Emily and Mary Wilde had been sent by their father to stay in Monaghan with their relative, Rev Ralph Wilde, and had been boarding with the local Rector. By all – admittedly limited – accounts, they were an instant hit on the provincial scene, and a ball was thrown in their honour to welcome their arrival in Drumsnat. That ball would take place on Halloween night in Drumaconnor House, with the Wilde sisters falling victim to a deadly plague of the era – Crinolinemania.
A cartoon depicting a Crinoline factory, showing the hoop frames that supported billowing skirts [Wikipedia Commons]
Crinoline was the most fashionable trend in ladies attire, peaking in the mid 1800s with a decade that claimed the lives of 3,000 women in Britain and Ireland. The name is a blend of ‘crin’, the given term for a stiff but pliant material made of horse hair, and linen. Crinolinemania was all about creating an impossibly puffed-out silhouette, with long skirts bulging out in antisocial diameters, interconnected under-hoops turning dresses into engineering feats similar to blimps. But much like the gas-filled airships, Crinoline was a major fire hazard, catching and engulfing women by the thousands between the late 1850s and late 1860s.
Emily and Mary Wilde would suffer that fate. The story goes that on Halloween night, towards the end of the ball, almost all of the guests had made their way home. Andrew Nicholl Reid, the sisters’ host, asked Emily for a final waltz across the floor. Spinning past an open fireplace, Emily’s Crinoline skirt brushed off the dying embers, immediately catching alight. Mary, seeing her sister’s terrified screams and the flames overtook her, ran to Emily’s aid, only for her own clothes to start burning as well.
Eyewitness reports differ on what happened next. In one account, the sisters stumbled around in utter panic, falling down a set of steps while onlookers rushed to throw water on them. Another suggests that the gallant Reid wrapped his coat around the sisters, ushering them out into gardens where the fire was extinguished by the – almost certainly apocryphal – snow on the ground.
The grave shared by Emily and Mary Wilde in St Molua's Church in Monaghan [Wiki Commons]

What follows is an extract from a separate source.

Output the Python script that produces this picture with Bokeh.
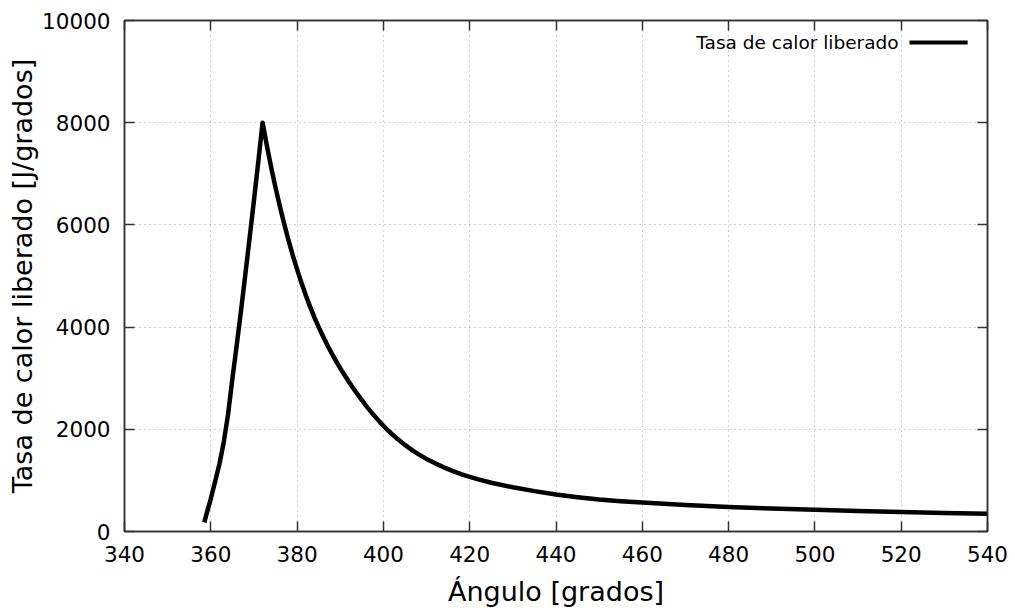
from bokeh.plotting import figure
from bokeh.models import (Range1d, LinearAxis, FixedTicker, CustomJSTickFormatter, Label)
from bokeh.embed import file_html
from bokeh.resources import INLINE

# ---- data ----
angle = [358.5, 359, 360, 361, 362, 363, 364, 365, 366, 367, 368, 369, 370, 371, 372,
         373, 374, 375, 376, 377, 378, 379, 380, 381, 382, 383, 384, 385,
         386, 387, 388, 389, 390, 391, 392, 393, 394, 395, 396, 397, 398, 399, 400,
         401, 402, 403, 404, 405, 406, 407, 408, 409, 410, 412, 414, 416, 418, 420,
         422, 425, 430, 435, 440, 445, 450, 455, 460, 470, 480, 490, 500, 510, 520, 530, 540]
hrr = [180, 340, 640, 980, 1320, 1750, 2290, 2990, 3640, 4320, 5030, 5750, 6480, 7230, 8000,
       7547, 7124, 6730, 6364, 6022, 5703, 5405, 5128, 4868, 4626, 4401, 4190, 4000,
       3820, 3650, 3490, 3340, 3195, 3060, 2930, 2805, 2685, 2570, 2460, 2355, 2255, 2160, 2070,
       1985, 1905, 1830, 1760, 1694, 1632, 1574, 1520, 1469, 1421, 1334, 1256, 1186, 1124, 1070,
       1021, 955, 865, 790, 725, 672, 628, 594, 567, 518, 478, 448, 424, 402, 381, 362, 346]
x_ticks = [340, 360, 380, 400, 420, 440, 460, 480, 500, 520, 540]
y_ticks = [0, 2000, 4000, 6000, 8000, 10000]
series_name = "Tasa de calor liberado"
x_label = "Ángulo [grados]"
y_label = "Tasa de calor liberado [J/grados]"

X0, X1 = 340, 540
Y0, Y1 = 0, 10000

FONT = "DejaVu Sans"
AX_COLOR = "#333333"

p = figure(width=1015, height=612, output_backend="svg", toolbar_location=None,
           x_range=Range1d(X0, X1), y_range=Range1d(Y0, Y1),
           min_border_left=124, min_border_right=28, min_border_top=20, min_border_bottom=81,
           background_fill_color="white", border_fill_color="white")
p.outline_line_color = AX_COLOR
p.outline_line_width = 1.5

for ax in (p.xaxis[0], p.yaxis[0]):
    ax.major_tick_in = 10
    ax.major_tick_out = 0
    ax.minor_tick_in = 0
    ax.minor_tick_out = 0
    ax.axis_line_color = AX_COLOR
    ax.axis_line_width = 1.5
    ax.major_tick_line_color = AX_COLOR
    ax.major_tick_line_width = 1.5
    ax.major_label_text_font = FONT
    ax.major_label_text_font_size = "21.5px"
    ax.major_label_text_color = "black"
    ax.axis_label_text_font = FONT
    ax.axis_label_text_font_size = "27px"
    ax.axis_label_text_font_style = "normal"
    ax.axis_label_text_color = "black"

p.xaxis[0].ticker = FixedTicker(ticks=x_ticks)
p.yaxis[0].ticker = FixedTicker(ticks=y_ticks)
p.xaxis[0].axis_label = x_label
p.yaxis[0].axis_label = y_label
p.xaxis[0].major_label_standoff = 14
p.yaxis[0].major_label_standoff = 14
p.xaxis[0].axis_label_standoff = 11
p.yaxis[0].axis_label_standoff = 1

# mirrored axes (ticks only)
blank = CustomJSTickFormatter(code="return ''")
for loc, tk in (("above", x_ticks), ("right", y_ticks)):
    ax = LinearAxis(ticker=FixedTicker(ticks=tk), formatter=blank,
                    major_tick_in=10, major_tick_out=0, minor_tick_in=0, minor_tick_out=0,
                    axis_line_color=AX_COLOR, axis_line_width=1.5,
                    major_tick_line_color=AX_COLOR, major_tick_line_width=1.5,
                    major_label_standoff=0, major_label_text_font_size="1px")
    p.add_layout(ax, loc)

for g in (p.xgrid[0], p.ygrid[0]):
    g.grid_line_color = "#a0a0a0"
    g.grid_line_dash = "1 4"
    g.grid_line_width = 1
p.xgrid[0].ticker = FixedTicker(ticks=x_ticks)
p.ygrid[0].ticker = FixedTicker(ticks=y_ticks)

p.line(angle, hrr, line_color="black", line_width=4.5, line_join="round")

# legend (text left of sample line, gnuplot style)
lx_text = X0 + (X1 - X0) * 0.897
ly = Y0 + (Y1 - Y0) * 0.957
p.add_layout(Label(x=lx_text, y=ly, text=series_name, text_font=FONT,
                   text_font_size="18.5px", text_color="black",
                   text_align="right", text_baseline="middle"))
p.line([X0 + (X1 - X0) * 0.9096, X0 + (X1 - X0) * 0.977], [ly, ly],
       line_color="black", line_width=4)

open("out.html", "w").write(file_html(p, INLINE))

Burned all over, the Wilde sisters were cared for over the agonising days it took them to pass away. Mary went first on the 8th, but Emily held on to life for three weeks before finally fading away on November 21st. To save their father the social embarrassment of having his illegitimate children splashed across the pages of newspapers, Sir William Wilde reportedly wrote to the County Monaghan Coroner after Mary’s death, pleading with him to save Emily – or the family name.
“Doing so,” Sir William wrote, referring to recording Mary’s name in the Inquisition Book, “might be of fatal consequences to deceased’s sister, who is dangerously ill from severe burns caused to her while endeavouring to extinguish the burning clothes of her sister.”
As such, she was recorded as Miss M Wylie. When Emily passed two weeks later, Miss L Wylie’s death required no further examination. The sisters were buried, with their real names, by the local Church of Ireland clergyman, Rev Thomas Le B Kennedy.
A Mrs Himes, identified by Jack Butler Yeats in a letter to his son William decades later, had been a friend of the Wildes, reportedly told him that Mary and Emily’s mother had been with them when they died. Indeed, Eleanor Fitzsimons, writer of Wilde’s Women, says there is a local story told in Drumsnat that a mysterious ‘lady in black’ made regular journeys by train from Dublin to Monaghan, taking a carriage to the St Molua graveyard to stand in silent vigil at their headstone. When a groundsman asked her once how she knew the Wilde sisters, she simply replied they had been very dear to her. As Fitzsimons writes, “although the identity of this veiled woman was never discovered, she was almost certainly the same, ‘woman dressed in black and closely veiled’ who arrived at William’s bedside five years later when he lay dying.”